Fellowship awarded to Miami filmmaker for interactive work

Above: Alterations trailer by Juan Carlos Zaldívar

For some eight years now, filmmaker, video artist and programmer Juan Carlos Zaldívar has been working on seeing his interactive short film Alterations come to fruition.

Based on a script of his own, the story is in tune with what has been happening lately with the transgender community in its struggle for civil rights and respect.

Securing funds for a film is no easy chore, however, especially for one where there are no superheroes, explosions, or aliens. This work focuses on the relationship between a young trans person, J, looking to reconnect now as a woman with her mother, who has suffered a heart attack.

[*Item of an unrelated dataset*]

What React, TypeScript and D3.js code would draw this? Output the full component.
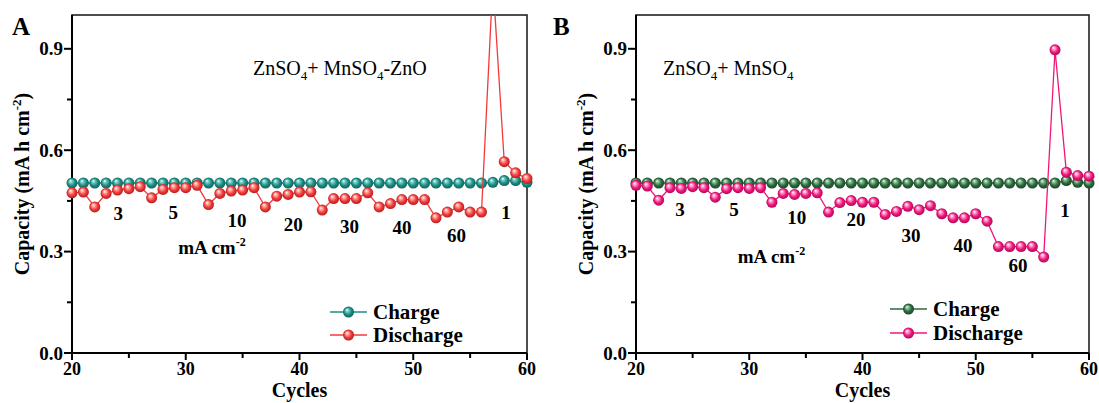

Thanks to a $7,500 fellowship from The Robert Giard Foundation and to a Hatchfund campaign, Zaldívar is on the way to finishing Alterations. Of the film, the foundation’s president, Carl Sylvestre, has stated: “With humor and tenderness, Juan Carlos depicts two individuals working to come to terms with the past while navigating their immediate pains.”

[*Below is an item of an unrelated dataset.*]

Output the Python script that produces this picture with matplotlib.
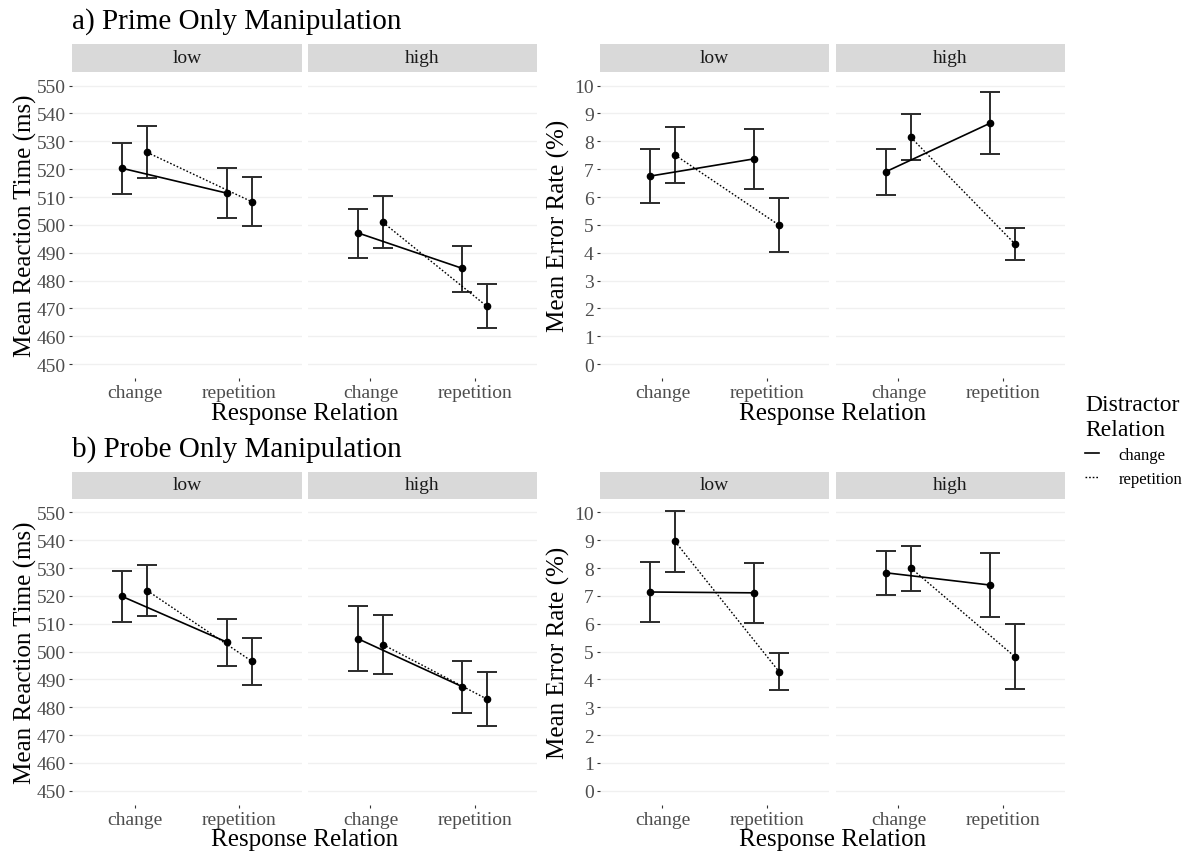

The film, shot in Miami, stars performance artist Dani Arranka as J and Betzaida Ferrer as mother Mary Jane. It’s an example of the growing community of indie filmmakers in Miami who are gaining attention nationally for their work.

Above: Performance artist Dani Arranka.

“I’ve been working on this project for a long time, since the beginning of the whole buzz on the transmedia movement,” said the Cuba-born Zaldívar, 48. “It’s always a little bit hard to describe this project, so I kind of just started doing it. There weren’t a lot of sources of funding for something like this.”

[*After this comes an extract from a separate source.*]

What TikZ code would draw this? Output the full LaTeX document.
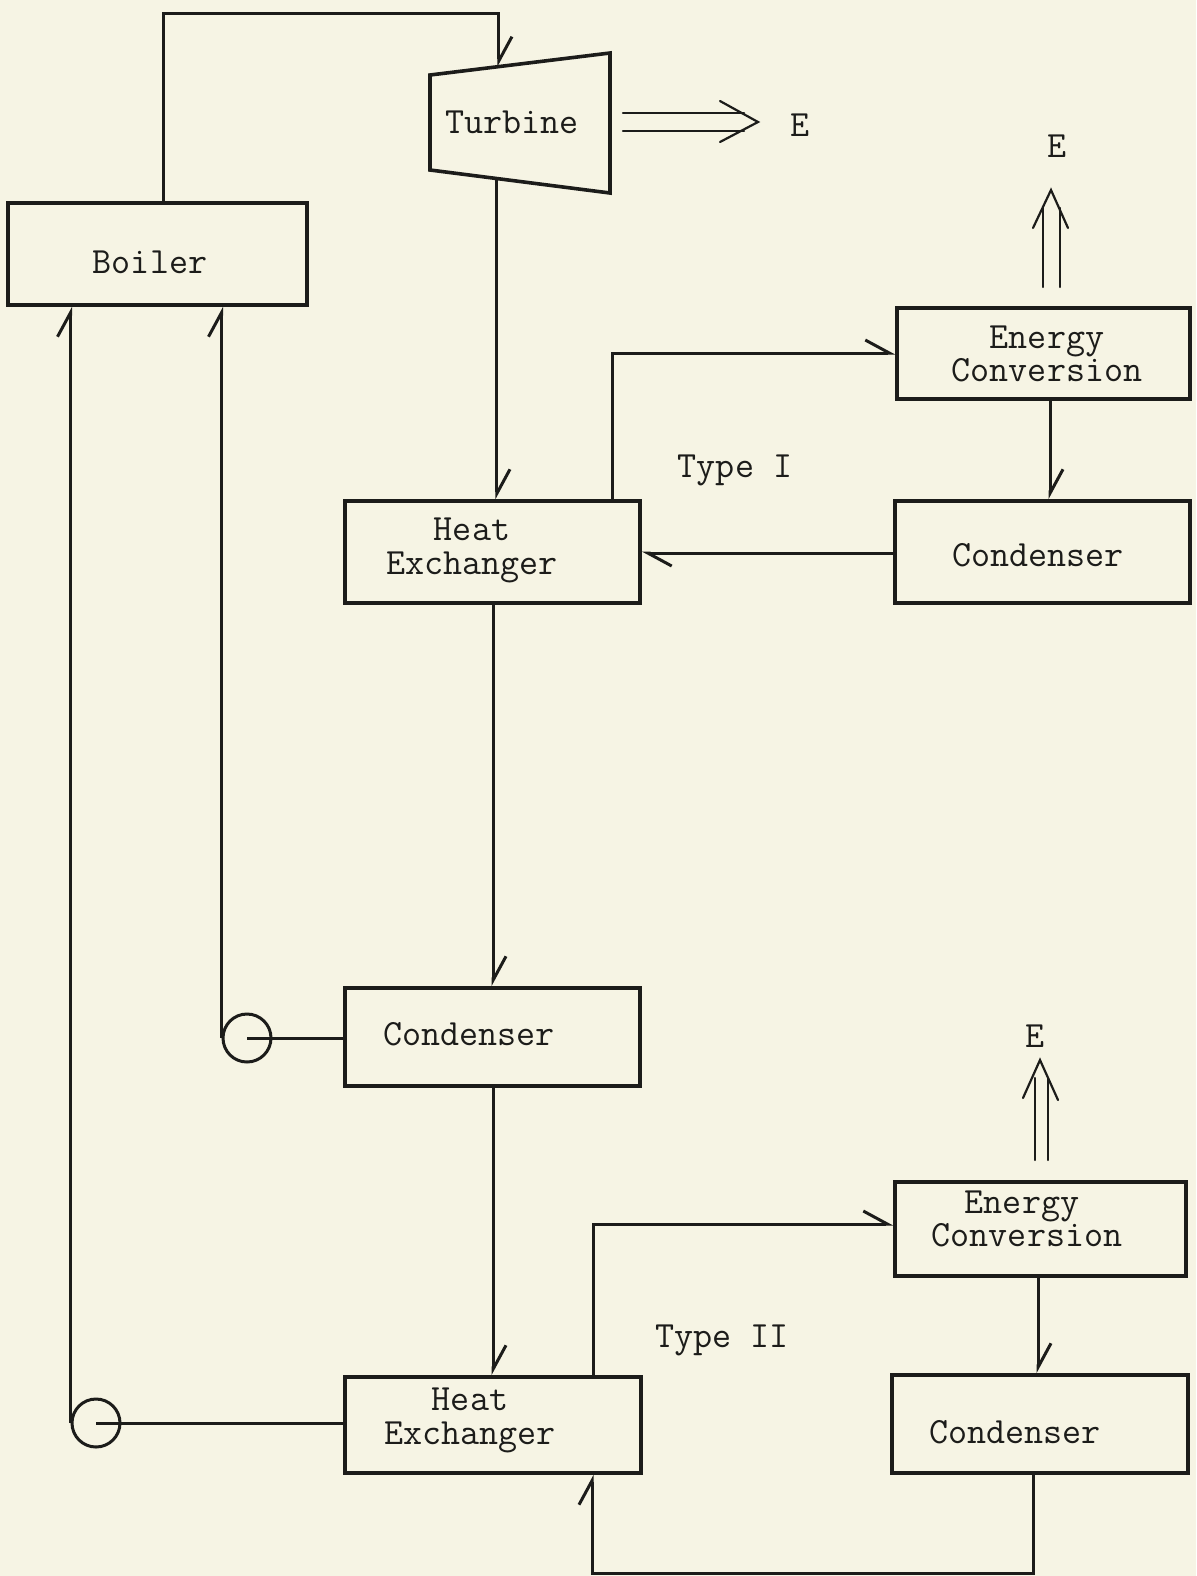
\documentclass[tikz,border=0pt]{standalone}
\usetikzlibrary{arrows.meta,calc,fit}
\definecolor{paper}{RGB}{246,244,228}
\definecolor{ink}{RGB}{28,28,26}
\begin{document}
\begin{tikzpicture}[x=0.5pt,y=-0.5pt,
  box/.style={draw=ink, line width=1.8pt, inner sep=0pt, rectangle},
  flow/.style={draw=ink, line width=1.5pt, -{Straight Barb[harpoon,length=12pt,width=13pt,line width=1.5pt]}},
  pline/.style={draw=ink, line width=1.5pt},
  eline/.style={draw=ink, line width=1.1pt, line cap=round},
  lbl/.style={font=\fontsize{18.5}{18}\selectfont\ttfamily, text=ink, inner sep=0pt, anchor=base},
  lbl2/.style={font=\fontsize{18.5}{#1}\selectfont\ttfamily, text=ink, inner sep=0pt, anchor=center, align=center},
  pump/.style={draw=ink, circle, line width=1.5pt, minimum size=24pt, inner sep=0pt}
]
\fill[paper] (0,0) rectangle (1196,1576);
\useasboundingbox (0,0) rectangle (1196,1576);

% boxes
\node[box, fit={(8,203) (307,305)}] (boiler) {};
\node[box, fit={(897,308) (1190,399)}] (ec1) {};
\node[box, fit={(895,501) (1190,603)}] (cd1) {};
\node[box, fit={(345,501) (640,603)}] (hx1) {};
\node[box, fit={(345,988) (640,1086)}] (cdm) {};
\node[box, fit={(345,1377) (641,1473)}] (hx2) {};
\node[box, fit={(895,1182) (1186,1276)}] (ec2) {};
\node[box, fit={(892,1375) (1188,1473)}] (cd2) {};

% turbine
\coordinate (tTL) at (430,75);
\coordinate (tTR) at (610,53);
\coordinate (tBR) at (610,193);
\coordinate (tBL) at (430,170);
\draw[draw=ink, line width=1.8pt] (tTL) -- (tTR) -- (tBR) -- (tBL) -- cycle;
\coordinate (tin) at ($(tTL)!0.383!(tTR)$);
\coordinate (tout) at ($(tBL)!0.372!(tBR)$);

% pumps
\node[pump] (p1) at (247,1038) {};
\node[pump] (p2) at (96,1423) {};

% texts
\node[lbl] (tboiler) at (150,273) {Boiler};
\node[lbl] (tturb) at (512,133) {Turbine};
\node[lbl] (Er) at (800,136) {E};
\node[lbl] (Et) at (1057,157) {E};
\node[lbl2=15.5pt] (ec1t) at (1047,354) {Energy\\Conversion};
\node[lbl] (type1) at (735,477) {Type I};
\node[lbl2=17pt] (hx1t) at (472,550) {Heat\\Exchanger};
\node[lbl] (cd1t) at (1038,566) {Condenser};
\node[lbl] (cdmt) at (469,1045) {Condenser};
\node[lbl] (Eb) at (1035,1047) {E};
\node[lbl2=13pt] (ec2t) at (1027,1219) {Energy\hspace*{5pt}\\Conversion};
\node[lbl] (type2) at (722,1347) {Type II};
\node[lbl2=17pt] (hx2t) at (470,1420) {Heat\\Exchanger};
\node[lbl] (cd2t) at (1015,1443) {Condenser};

% guide coordinates
\coordinate (xb) at (163,0);
\coordinate (ytop) at (0,13);
\coordinate (x1) at (612,0);
\coordinate (y1) at (0,353);
\coordinate (x2) at (1050,0);
\coordinate (x3) at (493,0);
\coordinate (x4) at (593,0);
\coordinate (y4) at (0,1224);
\coordinate (x5) at (1038,0);
\coordinate (x6) at (1033,0);
\coordinate (x7) at (592,0);
\coordinate (ybot) at (0,1573);
\coordinate (y7) at (0,553);

% main loop
\draw[flow] (boiler.north -| xb) |- (ytop -| tin) -- (tin);
\draw[flow] (tout) -- (tout |- hx1.north);
\draw[flow] (hx1.south -| x3) -- (cdm.north -| x3);
\draw[flow] (cdm.south -| x3) -- (hx2.north -| x3);
\draw[pline] (cdm.west |- p1) -- (p1.center);
\draw[flow] (p1.west) -- (p1.west |- boiler.south);
\draw[pline] (hx2.west |- p2) -- (p2.center);
\draw[flow] (p2.west) -- (p2.west |- boiler.south);

% type I loop
\draw[flow] (hx1.north -| x1) |- (ec1.west |- y1);
\draw[flow] (ec1.south -| x2) -- (cd1.north -| x2);
\draw[flow] (cd1.west |- y7) -- (hx1.east |- y7);

% type II loop
\draw[flow] (hx2.north -| x4) |- (ec2.west |- y4);
\draw[flow] (ec2.south -| x5) -- (cd2.north -| x5);
\draw[flow] (cd2.south -| x6) |- (ybot -| x7) -- (hx2.south -| x7);

% energy output arrows
\coordinate (erA) at (623,113);
\coordinate (erB) at (623,131);
\draw[eline] (erA) -- (744,113);
\draw[eline] (erB) -- (744,131);
\draw[eline] (720,101) -- (758,122) -- (720,142);

\draw[eline] (1043,287) -- (1043,208);
\draw[eline] (1060,287) -- (1060,208);
\draw[eline] (1033,228) -- (1051,190) -- (1068,228);

\draw[eline] (1035,1160) -- (1035,1078);
\draw[eline] (1048,1160) -- (1048,1078);
\draw[eline] (1023,1098) -- (1040,1060) -- (1058,1100);
\end{tikzpicture}
\end{document}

The situation has improved. This past May 19, The Robert Giard Foundation, in partnership with The Center for Lesbian and Gay Studies of the City University of New York, announced that Zaldívar was their 2015-16 Fellow.

Named after the late photographer Robert Giard, The Foundation’s annual award supports an emerging, early- or mid-career artist from any country working on a project that deals with issues of sexuality, gender, or lesbian/gay/bisexual/transgender/intersex identity.

“I think that, beyond the monetary thing, which of course is really important in finishing the film, for me, what is really exciting is what the work does when it’s completed,” said Zaldívar, a graduate of New York University’s Tisch School of the Arts. “Not just in entertaining, but to start a dialogue or join a movement to further an idea. And I think the [Giard] award kind of plugs Alterations into academia, and people who will be aware of the work, and possibly write on it or use it.”

Although a short movie (15 minutes), Alterations is complex because it is made in a way that invites the viewer to be active, not passive. It uses sophisticated software that creates a world within a world, or a whole other movie, about an hour long, that the characters will be working on and the public will be able to experience and explore.

“The thing that makes this film different is that we wanted it to be interactive,” explained Zaldivar, founder of Phonograph Films, an art and media production, post-production and exhibition company currently based in Miami Beach.

“One of the characters in the film is making a film,” said the artist, a Knight Arts Challenge winner in 2013 for co-founding the Miami Filmmakers Collective, a group of filmmakers living and working in this city.

“And what’s going to happen is that when you’re watching the film,” Zaldvívar revealed, “you’ll be able to click on the computer where the character is working or some other places, and you’ll be able to access that larger film, which is set in little pieces, with the idea that you can put it all together as a puzzle.”

This concept and the plot of the film captivated Dani Arranka, the performer who plays the role of J.

“I was so attracted to Juan Carlos’ vision, once he fully explained who the character was that I would be playing!” Arranka shared via e-mail. “Not that I’m transgender; I consider myself to be an androgyny. I was born this way, and I plan on dying this way!”

For the 30-year-old, who comes from a Colombian background and grew up in Hartford, Connecticut, there was a connection with J.

“I was able to relate to the character’s relationship with her parents and her journey to self-acceptance,” said Arranka. “The twist between the mother and son [daughter] dynamic is just brilliant and fresh.”

The movie comes into being at a time when the transgender community has become part of the national conversation in this country, with former U.S. Olympian Bruce Jenner transitioning into Caitlyn Jenner and gracing the cover of the most recent Vanity Fair issue, and transgender actress Laverne Cox, who was on the cover of Time magazine last year, as one of the stars of the hit show Orange Is the New Black. Closer to home, Miami will be holding its first TRANSART festival to celebrate transgender artistic talents from June 11- 30.

“This isn’t your typical transition movie,” stated Arranka, who has a background in music and dance, and who expects to release his debut album later this year. “This movie is about self-acceptance, accepting others’ differences, overcoming your fears and forgiveness.”

Besides taking Alterations to the film festivals circuit, Zaldívar also has in mind another project that he’s been working on for some time now, and that may have found its moment. It’s known as Violenta, and it’s about a male superhero who possesses special powers when dressed as a woman.

Whether it’s bringing technology and storytelling together, or expanding the notions of fiction to embrace groups not commonly associated with it, Zaldívar seeks to do work that excites and moves.

“The idea that there is still very little representation from LGBTI people making this kind of work,” he said, “is something that I wanted to tackle head on… My original mission is to get people to think about how we judge things and how we accept things.”